The second pleasure is the sensual side. If one uses fragrant ironing water, one’s room becomes filled with the smell of blueberry or jasmine, summer fruits or lily; all of the sweet aromas of the English country garden or orchard brought to you via the industrial steel plates of one’s iron. One’s clothes are softer to the touch, more yielding and balmy, after the caress of one’s trusty steam machine. Nothing beats lying on sheets and bedclothes that have recently been ironed – it produces an unmistakable and irreproducible sensation of freshness and crispness.

Ironing’s other attractions are more psychological. I find much of my existence spent in a state of anxiety about the possibility that I am wasting my life. The ticking of the second hand of the clock thuds into one’s guts the sense that moments spent idling are morally unacceptable wastes of the limited and irreplaceable commodity of time. However, I find this vague and unsettling anxiety assuaged, soothed, even eliminated, by ironing. I find that having completed an ironing session my conscience is settled. I feel that I have not wasted my time, that whatever else I should or could have been doing – writing that definitive biography of Kierkegaard, say, or composing that piano concerto – I would still have had to do the ironing, and therefore I did not iron in vain. Unlike watching the TV or surfing the internet or whatever other mundane tasks one fills one’s life with, it never feels like time wasted, empty or sterile.

This is linked to the fact that ironing is an inherently civilised thing to do. Humans should live clean and hygienic lives. We must clean our clothes. The act of cleaning our clothes makes them creased and untidy, and in order to look respectable they must be ironed. To not do so would be a deviation from civilised behaviour, a sign that one cannot be bothered to uphold decency. The act of ironing is, therefore, never an unproductive use of a couple of hours. It feels to me that if not done, it is another little sign of a society slipping away from firm and common standards, like when people talk loudly about how much they earn or refuse to give up their seat on the bus to an elderly person. I think that the final descent into anarchy or a post-apocalyptic wasteland would, whatever else it heralded, be marked, perhaps most tellingly of all, by the decline of ironing.

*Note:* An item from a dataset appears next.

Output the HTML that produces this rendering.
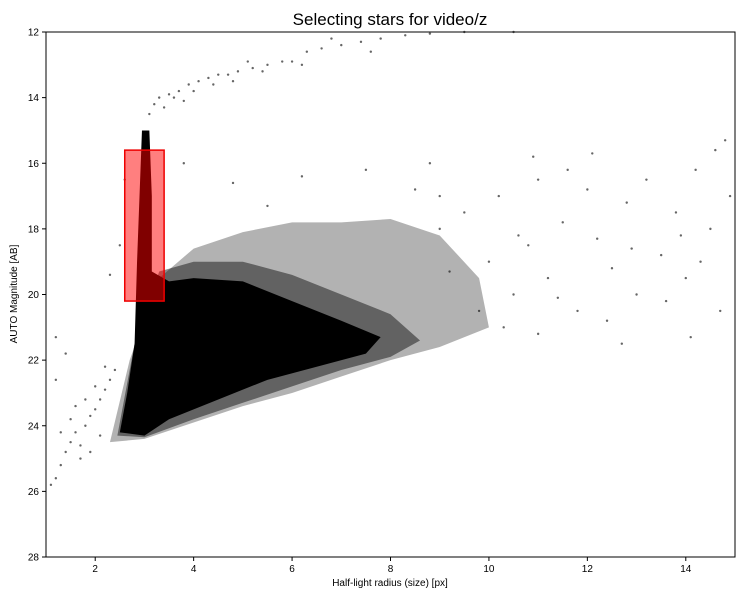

Ironing is also a sober and educational act. Although it requires a kind of intuitive skill that is satisfying to practice, it leaves much of one’s conscious mind to other things. As a result, one can listen to the radio or watch a documentary whilst ironing. I have listened to countless editions of ‘In Our Time’ and ‘Brain of Britain’ whilst ironing, in which time I have learnt more than an Oxbridge education ever taught me. One can also think and reflect. Many of my best ideas have occurred to me whilst stoking the steam. Because of this possibility of learning or creating while ironing, the activity becomes doubly significant. Not only is one upholding civilisation by the very act of ironing itself, but one can imbibe knowledge or cogitate at the same time. It is time twice over, time deepened and enriched to a degree almost impossible to imagine in connection with any other activity.

So, to all of you who don’t iron, or see it as a chore, you are missing a subtle and unique pleasure. Your life will be enriched greatly by bearing in mind that to err is human, to iron divine.

1 comment:

  1. Really like this one George - I'd be tempted to follow your domesticated lead but my own little personal pleasure is lying in blissful inertia on the living room floor with my iPod on.